How to have a happy new year
The upsurge in new gym memberships in early January testifies to the optimism of so many people as a new year begins, but the drop-off in attendance becomes apparent very soon afterwards. Hopes dwindle, old anxieties reappear, and the promise of the new year seems to evaporate. Yet it is possible to create lasting change. Jim Deeds and Brendan McManus SJ, authors of Finding God in the Mess and Deeper into the Mess, offer ten tips for keeping balance and good mental health in the long term.
Recent research shows that levels of mental illness, anxiety, and depression among millennials are at an all-time high. This can be attributed to career and study pressure, future uncertainty and the stress that comes from living in a social media-centred world. In fact, though relationships, peer pressure and acceptance are central, ironically, social media use is often the major contributor to mental health issues such as depression, anxiety and poor sleep. The tips below address these challenges by drawing from modern psychology and Ignatian spirituality.
1. Life is tough and feelings can be the toughest things of all. Learn to befriend them, understand them and realise that you are much more than your feelings. Everything in life passes – savour the good and let go of the bad. Feelings come and go. Learn to watch them like clouds coming into your life, and remember just as you can’t hold onto a cloud, your job is to let your feelings go too. A simple meditation on this is: stop, find a quiet place, even pretend to be listening on headphones. Ask yourself how you feel. Notice that there is a small gap between you and your feelings. Stay with that gap. In it, all is quiet and empty – full of possibilities. Rest in this gap for a few minutes each day. Train yourself to watch your feelings come and go, like clouds do, no matter how strong they are. This will help you when you hit a crisis and may even save your life.
2. Technology is a gift for communication with others but it is a terrible boss; learn to switch off and enjoy off line activities that build you up: hike a hill, learn a skill, take a risk, talk to someone face to face. TV, games, videos and Internet are not the real world, but they pretend to be friends. Use them as the gift they can be and take control of them. Otherwise you are a slave and it’s a cruel master.
3. “If it feels good do it” can sound great but it can bring you to some dark places. Everyone has hidden strength and the ability to put off immediate pleasures. Find that steel inside yourself that allows you to go outside your comfort zone, build bridges and reach out to others. The irony is that when we reach out to help and include others, we’re also taking care of ourselves.

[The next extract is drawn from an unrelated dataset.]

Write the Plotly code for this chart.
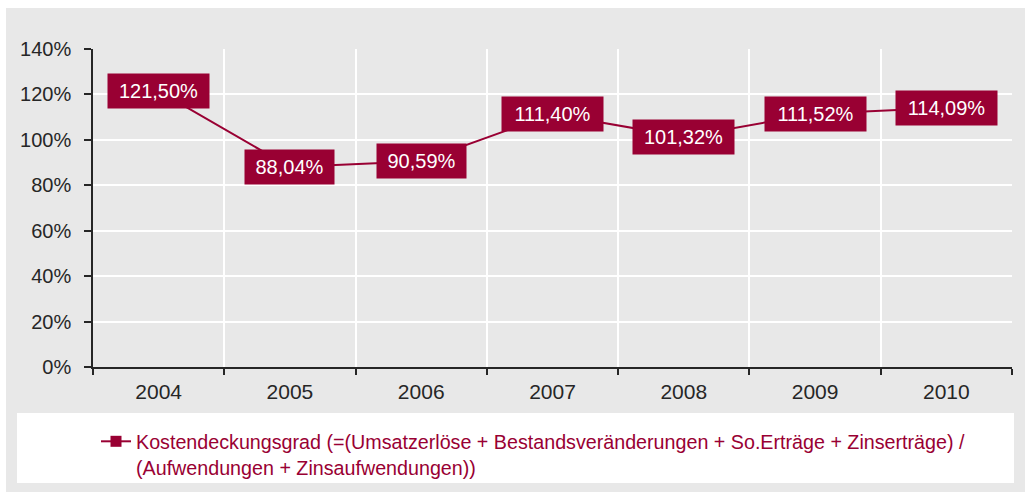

4. You have something unique within you. You are a one-off gift to the world. And that gift is for you to give away, not to hide away. The greatest happiness is found in truly being yourself and helping others; it can be challenging at first but there is a slow burn feel-good factor that lasts for a long time.
5. You are not responsible for all the ills of the world. Trying to save the world can be overwhelming. Trying to solve all of your own and everyone else’s problems all at one go would be equally overwhelming. If you get into that way of being, it’s time to stop. Press pause. Get some space and remember that you just have to do your bit. There is some small thing that you can do in almost every situation you face. It is like building a jigsaw. You will have a piece to contribute. It will be uniquely you, and which will help. Build it one piece at a time.
6. Anxiety and fear are not good reasons to do things. In fact, most of the time, decisions made out of anxiety and fear are not good long-term decisions. Anxiety and fear often keep us locked in a narrow room with narrow options that see the worst in others and ourselves. Imagine what it would be like to trust in the world and people, and to act without fear (not without caution though). There is a middle road to be walked that is manageable and achievable.
7. Idealism is a great thing but set the bar too high and nothing or no one can measure up. The perfect is the enemy of the good; work out what the good thing to do is and just do it. A cluttered life doesn’t give you a chance to see what’s going on. And when we don’t see what’s going on we can be fooled into thinking that things are terrible, even when they are not.
8. Travel light; have a de-clutter. Start by clearing out your room of things that you don’t need. You are a traveller through life and you have to travel light, otherwise you will get weighed down by things and come to be chained to them. Remember that people are not things to be acquired and disposed according to your feelings. Take this de-clutter as a chance to evaluate what is really going in and what is really valuable to you.
9. Accept the things you cannot change and change the things you can (and know the difference). Don’t waste your time trying to change things that are given: your family, face, body, friends, locality. There is some rare beauty in them that can only be seen in a certain light. Find it and encourage it. If it won’t be encouraged, know that you’ve done your best and can be content with that.
10. Happiness is an inside job – you know instinctively that having things and comparing yourself to others is empty and futile, and yet we all get caught up in it. Take a moment in the quiet. Go back to that gap you found in the meditation above; that gap between you and your feelings. In the gap, imagine a bright white light. See the light as a good thing, bright and warming. Now realise that this light is the goodness, brightness and warmth you have at the core of you. You are good and bright and warm inside. Dwell in this light for as long as you like. Find happiness in these thoughts.